Dolores O'Riordan - photographiée lors de son passage à L'Olympia en 2009 - et ses collègues étaient de retour au Métropolis, mardi. Photo d'archives. Courtoisie Annik MH de Carufel.
Pour leur premier spectacle à Montréal depuis la parution de leur premier disque de matériel original en plus de dix ans, les Cranberries ont été moins fiévreux sur scène que lors de leur retour de 2009 à L’Olympia, mais leurs succès des années 1990 auront mené à une prestation rassembleuse auprès d’un public qui voulait revivre sa jeunesse.
Par Philippe Rezzonico
Non, ce n’était pas aussi déjanté et débile qu’à L’Olympia de Montréal à l’automne 2009. Et c’était prévisible… Cette année-là, la bande à Dolores O’Riordan venait de reprendre du service après des années de pause commune et tout le groupe était d’une spontanéité digne de leurs débuts. C’était les grandes retrouvailles, il n’y avait pas d’album à promouvoir, et tout le monde était là – au parterre et sur scène – uniquement pour le pur plaisir de la chose.
Le retour au Métropolis, mardi, s’inscrivait plutôt dans la logique traditionnelle de l’industrie. Parution d’un disque (Roses) mis en marché il y a trois mois et tournée obligatoire. Disque qui a eu peu de voix au chapitre d’ailleurs, avec uniquement une poignée de titres interprétés.

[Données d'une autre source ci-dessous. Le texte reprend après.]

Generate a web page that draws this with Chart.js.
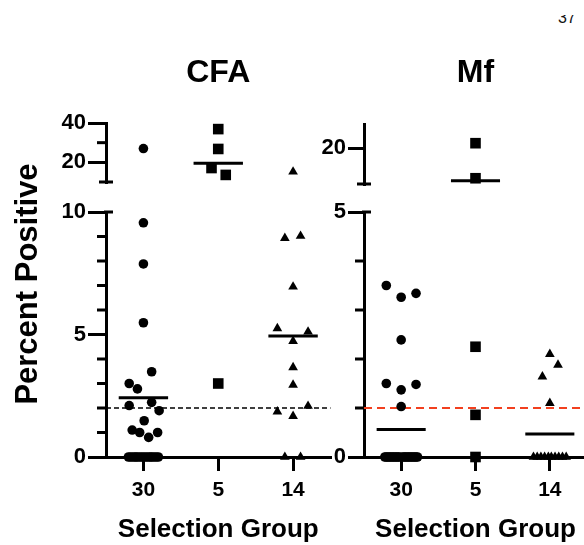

Remarquez, à l’écoute de Tomorrow, Schizophrenic Toughts, Conduct et Losing My Mind, je me dis que le band a pris la bonne décision de miser sur ses classiques. Aucune des chansons que je viens de nommer ne va passer à l’histoire. Même pas celle du groupe…
Plaisir commun
Par contre, le plaisir était réel et partagé quand les Cranberries puisaient dans leur catalogue. Et ils ne s’en sont pas privés. Hormis Tomorrow, la première demi-heure a été une cascade de vieilles chansons et de gros succès : Dreams et Linger, dont la foule a repris les refrains au vol, Animal Instinct et Just My Imagination, saluées par des clameurs dès les premiers accords, et Ode to my Family, toujours irrésistible avec ses « tu-tu-tu » repris en chœur. Fun noir, pour ce public fin trentaine et jeune quarantaine.
Cela a permis à la jeune quadragénaire qu’est Dolores de démontrer toute sa fougue en balançant ses bras dans les airs comme si elle était un pantin vaguement désarticulé et d’y aller de ses curieux déplacements latéraux et saccadés, comme si elle twistait uniquement avec ses pieds. Bref, tout croche, comme d’habitude, mais sympathique.

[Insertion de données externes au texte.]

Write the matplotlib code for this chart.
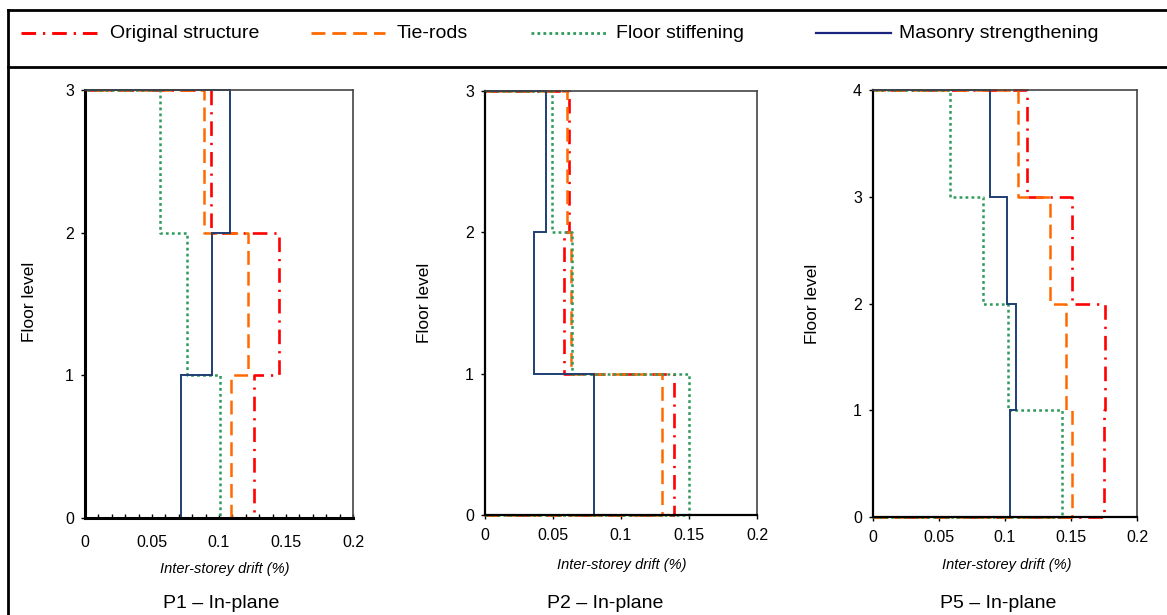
import matplotlib
matplotlib.use('Agg')
import matplotlib.pyplot as plt
from matplotlib.lines import Line2D
from matplotlib.ticker import MultipleLocator

plt.rcParams['font.family'] = ['Liberation Sans', 'DejaVu Sans']
plt.rcParams['lines.scale_dashes'] = False

# Inter-storey drift (%) per storey, from ground floor upwards
series_names = ['Original structure', 'Tie-rods', 'Floor stiffening', 'Masonry strengthening']

p1_original = [0.126, 0.145, 0.094]
p1_tierods = [0.109, 0.122, 0.089]
p1_floor = [0.101, 0.076, 0.056]
p1_masonry = [0.072, 0.095, 0.108]

p2_original = [0.139, 0.058, 0.062]
p2_tierods = [0.130, 0.063, 0.060]
p2_floor = [0.150, 0.064, 0.049]
p2_masonry = [0.080, 0.036, 0.045]

p5_original = [0.175, 0.176, 0.151, 0.117]
p5_tierods = [0.151, 0.1465, 0.134, 0.110]
p5_floor = [0.143, 0.1025, 0.083, 0.058]
p5_masonry = [0.104, 0.108, 0.1015, 0.089]

panel_titles = ['P1 \u2013 In-plane', 'P2 \u2013 In-plane', 'P5 \u2013 In-plane']

# line styles
estilos = [
    dict(color='#FF0000', lw=1.9, linestyle=(0, (10.5, 5, 1.6, 5))),
    dict(color='#FF6A00', lw=1.8, linestyle=(0, (10, 5))),
    dict(color='#2E9A5C', lw=1.8, linestyle=(0, (2, 2.3))),
    dict(color='#1F3F73', lw=1.4, linestyle='-'),
]


def perfil(drifts):
    # step profile: along the floor at y=0, up each storey, back to 0 at the roof
    xs, ys = [0], [0]
    for i, d in enumerate(drifts):
        xs += [d, d]
        ys += [i, i + 1]
    xs.append(0)
    ys.append(len(drifts))
    return xs, ys


fig = plt.figure(figsize=(11.67, 6.15), dpi=100)
W, H = 1167, 615

# frame lines round legend and figure
fig.add_artist(Line2D([8 / W, 1], [1 - 10 / H, 1 - 10 / H], color='black', lw=2, transform=fig.transFigure))
fig.add_artist(Line2D([8 / W, 1], [1 - 67 / H, 1 - 67 / H], color='black', lw=2, transform=fig.transFigure))
fig.add_artist(Line2D([8 / W, 8 / W], [0, 1 - 10 / H], color='black', lw=2, transform=fig.transFigure))

# legend drawn by hand
leg_pos = [(21, 97, 110), (311, 385, 397), (531, 607, 616), (816, 891, 899)]
ly = 1 - 33 / H
for (x0, x1, xt), nome, st in zip(leg_pos, series_names, estilos):
    fig.add_artist(Line2D([x0 / W, x1 / W], [ly, ly], transform=fig.transFigure,
                          color=st['color'] if nome != 'Masonry strengthening' else '#1A237E',
                          lw=st['lw'] + 0.2, linestyle=st['linestyle']))
    fig.text(xt / W, ly, nome, fontsize=14, va='center', ha='left')

paineis = [
    dict(rect=(85, 353, 90, 518), data=[p1_original, p1_tierods, p1_floor, p1_masonry],
         ylab=(-0.179, 0.505), xlab=(0.522, -0.103), tcx=221, style='in'),
    dict(rect=(485, 757, 91, 515), data=[p2_original, p2_tierods, p2_floor, p2_masonry],
         ylab=(-0.195, 0.5), xlab=(0.504, -0.101), tcx=605, style='out'),
    dict(rect=(873, 1137, 90, 517), data=[p5_original, p5_tierods, p5_floor, p5_masonry],
         ylab=(-0.20, 0.5), xlab=(0.508, -0.096), tcx=998, style='out'),
]

for painel, titulo in zip(paineis, panel_titles):
    l, r, t, b = painel['rect']
    ax = fig.add_axes([l / W, 1 - b / H, (r - l) / W, (b - t) / H])
    n = len(painel['data'][0])
    for drifts, st in zip(painel['data'], estilos):
        xs, ys = perfil(drifts)
        ax.plot(xs, ys, clip_on=False, solid_joinstyle='miter', **st)

    ax.set_xlim(0, 0.2)
    ax.set_ylim(0, n)
    ax.yaxis.set_major_locator(MultipleLocator(1))
    ax.set_xticks([0, 0.05, 0.1, 0.15, 0.2])
    ax.set_xticklabels(['0', '0.05', '0.1', '0.15', '0.2'])

    if painel['style'] == 'in':
        ax.xaxis.set_minor_locator(MultipleLocator(0.01))
        ax.tick_params(axis='x', which='both', direction='in', length=3, width=1, pad=12, labelsize=11.5)
        esp = 2.2
    else:
        ax.tick_params(axis='x', direction='out', length=3, width=1, pad=6.5, labelsize=11.5)
        esp = 1.6
    ax.tick_params(axis='y', direction='out', length=3, width=1, pad=5, labelsize=11.5)

    for lado in ['top', 'right']:
        ax.spines[lado].set_color('#444444')
        ax.spines[lado].set_linewidth(1.2)
    for lado in ['left', 'bottom']:
        ax.spines[lado].set_color('black')
        ax.spines[lado].set_linewidth(esp)

    ax.set_ylabel('Floor level', fontsize=12.5)
    ax.yaxis.set_label_coords(*painel['ylab'])
    ax.set_xlabel('Inter-storey drift (%)', fontsize=10.5, style='italic')
    ax.xaxis.set_label_coords(*painel['xlab'])

    fig.text(painel['tcx'] / W, 1 - 604 / H, titulo, fontsize=14, ha='center', va='center')

plt.savefig('out.png', dpi=100)
plt.close()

Sympathique, elle le fut complètement, prenant un malin plaisir à s’adresser à la foule avec son français aussi approximatif que charmant. Les spectateurs lui ont rendu cette chaleur, un fan installé au devant de la scène lui offrant un scrapbook de photos des Cranberries à travers les ans. Ce n’était pas loin d’être touchant, ça.
Voix au poste
O’Riordan possède toujours cette voix à la fois aérienne et aiguë qui charme ses admirateurs et agace ses détracteurs. Elle a néanmoins très souvent fait appel aux spectateurs, comme si elle estimait que les chansons des Cranberries appartenaient désormais autant aux fans qu’au groupe.
Particulièrement vrai pour Dreams, When Your Gone – quand elle s’est assise à l’avant-scène -, Ridiculous Thoughts, et bien sûr, Zombie, qui a balayé la salle avant le rappel. Cette chanson a une puissance qui ne s’est jamais démentie au cours des ans. Grand moment.
Là où les Cranberries ont raté leur coup, c’est au plan de la production. Un peu inadmissible d’avoir un drap comme fond de scène quand on a une carrière internationale. Il y a trois ans, lors d’une tournée spontanée de retrouvailles, on n’avait pas relevé la chose. Mais là…
Reste maintenant à savoir si c’est le retour d’un disque ou celui d’une décennie entière. On l’ignore, mais à en juger par la réaction des fans au terme de Salvation qui a conclût la soirée comme un coup de canon, on se dit qu’il y a probablement un autre tour de piste en vue.